• [Objective]
Find each line containing the word "chart" and report how many there are. Add nothing else.

┌──

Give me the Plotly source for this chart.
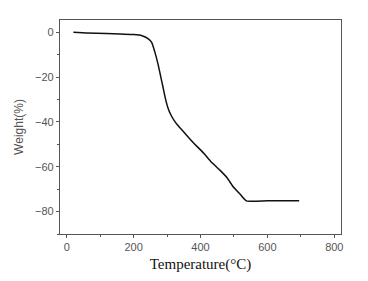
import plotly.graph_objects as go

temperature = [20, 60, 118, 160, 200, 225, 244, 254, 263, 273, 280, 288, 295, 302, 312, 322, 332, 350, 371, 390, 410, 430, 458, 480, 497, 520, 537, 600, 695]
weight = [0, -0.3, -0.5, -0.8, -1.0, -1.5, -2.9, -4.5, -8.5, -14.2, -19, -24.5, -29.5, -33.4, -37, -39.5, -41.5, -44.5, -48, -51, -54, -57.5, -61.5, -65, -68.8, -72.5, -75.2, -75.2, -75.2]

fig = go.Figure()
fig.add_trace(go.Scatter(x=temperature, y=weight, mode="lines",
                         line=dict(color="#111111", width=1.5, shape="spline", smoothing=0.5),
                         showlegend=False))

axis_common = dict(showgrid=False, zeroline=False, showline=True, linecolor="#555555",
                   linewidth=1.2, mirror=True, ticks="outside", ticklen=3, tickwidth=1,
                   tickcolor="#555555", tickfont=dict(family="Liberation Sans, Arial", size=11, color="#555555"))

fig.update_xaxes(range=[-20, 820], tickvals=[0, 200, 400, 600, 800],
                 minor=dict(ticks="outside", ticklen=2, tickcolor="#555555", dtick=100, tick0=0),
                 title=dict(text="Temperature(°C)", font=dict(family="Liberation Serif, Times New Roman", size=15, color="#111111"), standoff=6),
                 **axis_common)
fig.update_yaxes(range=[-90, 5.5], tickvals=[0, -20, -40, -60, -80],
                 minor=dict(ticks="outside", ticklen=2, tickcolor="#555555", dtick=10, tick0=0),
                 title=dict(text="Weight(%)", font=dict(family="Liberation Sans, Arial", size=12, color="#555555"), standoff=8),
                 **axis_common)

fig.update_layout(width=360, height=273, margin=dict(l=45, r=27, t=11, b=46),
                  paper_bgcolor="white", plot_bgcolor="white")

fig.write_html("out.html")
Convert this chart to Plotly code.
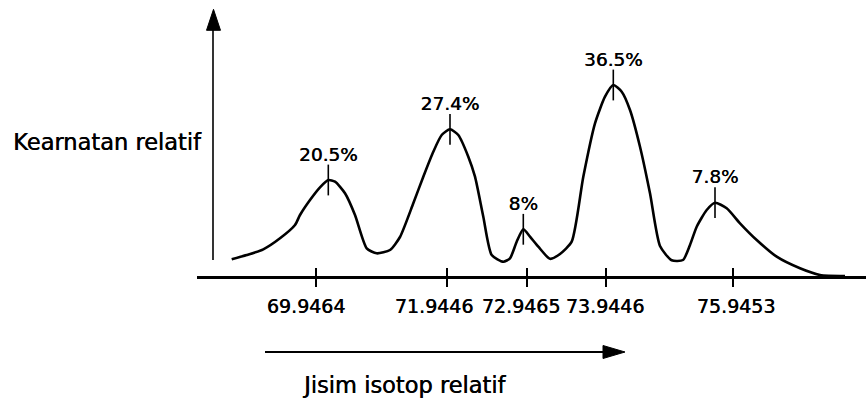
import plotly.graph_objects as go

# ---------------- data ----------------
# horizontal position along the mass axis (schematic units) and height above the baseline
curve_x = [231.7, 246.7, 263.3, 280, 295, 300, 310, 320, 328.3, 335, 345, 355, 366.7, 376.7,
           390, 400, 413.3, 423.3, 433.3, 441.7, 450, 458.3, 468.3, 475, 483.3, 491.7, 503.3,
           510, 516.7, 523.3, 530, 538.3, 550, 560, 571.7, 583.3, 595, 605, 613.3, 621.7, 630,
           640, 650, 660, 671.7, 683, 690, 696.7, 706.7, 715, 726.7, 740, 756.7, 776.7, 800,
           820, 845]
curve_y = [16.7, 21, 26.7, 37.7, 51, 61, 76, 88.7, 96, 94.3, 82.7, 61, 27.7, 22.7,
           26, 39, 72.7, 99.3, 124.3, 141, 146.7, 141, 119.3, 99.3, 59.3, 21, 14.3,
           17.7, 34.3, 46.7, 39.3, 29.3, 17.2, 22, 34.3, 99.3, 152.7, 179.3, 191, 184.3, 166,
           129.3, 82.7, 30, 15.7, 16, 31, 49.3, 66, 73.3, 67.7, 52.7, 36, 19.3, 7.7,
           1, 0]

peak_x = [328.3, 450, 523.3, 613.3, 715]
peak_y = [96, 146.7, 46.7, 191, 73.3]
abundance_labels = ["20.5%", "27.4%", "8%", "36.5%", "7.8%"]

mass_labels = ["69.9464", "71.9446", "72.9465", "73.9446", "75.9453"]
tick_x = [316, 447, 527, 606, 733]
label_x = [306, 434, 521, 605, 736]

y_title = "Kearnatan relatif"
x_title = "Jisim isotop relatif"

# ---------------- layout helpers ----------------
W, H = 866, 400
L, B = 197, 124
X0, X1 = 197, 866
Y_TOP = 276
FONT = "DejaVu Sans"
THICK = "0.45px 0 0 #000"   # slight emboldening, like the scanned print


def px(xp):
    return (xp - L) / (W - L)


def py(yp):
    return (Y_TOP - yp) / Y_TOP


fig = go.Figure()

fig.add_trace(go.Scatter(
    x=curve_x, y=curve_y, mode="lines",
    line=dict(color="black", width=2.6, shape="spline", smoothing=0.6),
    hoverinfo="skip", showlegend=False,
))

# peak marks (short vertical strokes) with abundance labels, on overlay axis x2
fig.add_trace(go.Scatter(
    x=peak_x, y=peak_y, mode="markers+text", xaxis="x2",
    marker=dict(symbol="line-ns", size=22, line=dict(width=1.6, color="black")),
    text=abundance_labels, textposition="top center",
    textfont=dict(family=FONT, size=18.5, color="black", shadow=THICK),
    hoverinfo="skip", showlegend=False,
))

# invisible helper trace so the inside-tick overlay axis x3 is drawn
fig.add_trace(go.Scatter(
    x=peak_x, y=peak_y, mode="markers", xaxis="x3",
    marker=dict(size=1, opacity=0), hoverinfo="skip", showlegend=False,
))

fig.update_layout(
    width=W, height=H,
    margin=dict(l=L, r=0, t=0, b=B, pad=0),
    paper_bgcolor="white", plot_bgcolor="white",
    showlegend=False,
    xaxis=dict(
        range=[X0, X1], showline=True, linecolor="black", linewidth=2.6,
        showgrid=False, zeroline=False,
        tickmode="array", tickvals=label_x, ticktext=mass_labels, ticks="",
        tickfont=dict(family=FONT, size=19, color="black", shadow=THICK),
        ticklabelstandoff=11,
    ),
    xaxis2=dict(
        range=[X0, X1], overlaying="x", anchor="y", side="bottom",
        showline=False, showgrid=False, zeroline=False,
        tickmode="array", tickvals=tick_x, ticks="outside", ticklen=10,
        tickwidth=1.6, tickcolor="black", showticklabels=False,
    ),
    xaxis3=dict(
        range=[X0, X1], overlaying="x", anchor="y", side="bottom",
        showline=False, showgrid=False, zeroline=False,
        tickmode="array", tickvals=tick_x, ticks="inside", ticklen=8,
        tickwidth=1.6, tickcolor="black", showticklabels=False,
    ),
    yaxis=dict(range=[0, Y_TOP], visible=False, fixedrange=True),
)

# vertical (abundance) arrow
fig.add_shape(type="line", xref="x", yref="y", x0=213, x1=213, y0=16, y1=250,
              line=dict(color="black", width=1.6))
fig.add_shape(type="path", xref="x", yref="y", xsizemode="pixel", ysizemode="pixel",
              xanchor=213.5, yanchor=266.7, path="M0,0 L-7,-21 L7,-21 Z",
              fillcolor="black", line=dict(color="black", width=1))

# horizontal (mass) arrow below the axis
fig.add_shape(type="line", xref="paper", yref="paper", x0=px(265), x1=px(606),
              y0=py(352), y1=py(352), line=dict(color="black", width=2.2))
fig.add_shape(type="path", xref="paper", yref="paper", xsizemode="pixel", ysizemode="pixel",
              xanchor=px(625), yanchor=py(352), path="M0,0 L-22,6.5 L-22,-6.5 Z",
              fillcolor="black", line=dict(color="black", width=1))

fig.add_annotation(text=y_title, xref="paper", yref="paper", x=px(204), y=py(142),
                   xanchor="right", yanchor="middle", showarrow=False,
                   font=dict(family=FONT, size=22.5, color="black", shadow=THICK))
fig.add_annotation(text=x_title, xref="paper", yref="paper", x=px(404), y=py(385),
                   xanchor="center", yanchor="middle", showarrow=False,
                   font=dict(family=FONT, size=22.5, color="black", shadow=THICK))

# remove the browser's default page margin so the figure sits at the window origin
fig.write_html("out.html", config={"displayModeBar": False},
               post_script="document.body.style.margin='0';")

└──

• [Response to this exercise]
2